Overall, our findings revealed several weaknesses of the initially selected picture set. First, the subset of small-animal pictures was assessed as being similarly arousing by the three fear groups, and a thorough examination revealed that the group effects were unstable across different subcategories of small animals, suggesting that small-animal phobia cannot be treated homogeneously. As a consequence, we decided that the resulting picture set would only include the pictures depicting spiders and bugs that were shown to best discriminate between the small-animal and the other fear groups (see Table 2). Second, we found no difference between the social and BII fear groups with regard to their arousal and fear ratings for social-exposure pictures. This was mostly related to the fact that the BII individuals were particularly sensitive to those social-exposure photographs that depicted some forms of violence (e.g., being teased or one person bullying another).
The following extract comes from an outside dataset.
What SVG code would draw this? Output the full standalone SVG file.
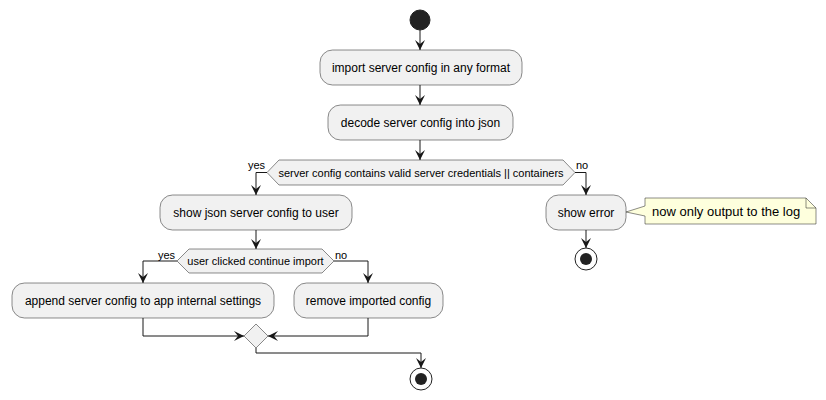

In fact, previous findings had revealed that BII fearful people avoid violent movies/games due to their association with blood and injuries (Ritz & Meuert, 2014). However, selecting only social-exposure pictures that were assessed with greater fear and/or arousal ratings by social-fearful participants did not meaningfully improve the pictures’ ability to discriminate between the social and blood/injection fear groups. Nonetheless, in the social fear group the selected set of social-exposure pictures was assessed as being more arousing and fear-evoking than the pictures depicting angry faces. Third, the ratings demonstrated that the three fear groups were emotionally more affected by neutral photographs than were the nonfearful controls. Considering the fact that threat was more likely to occur for fearful participants in this study, we suggest that this effect may reflect the greater overall arousal experienced by the fear groups and might be reduced by including a greater number of neutral pictures.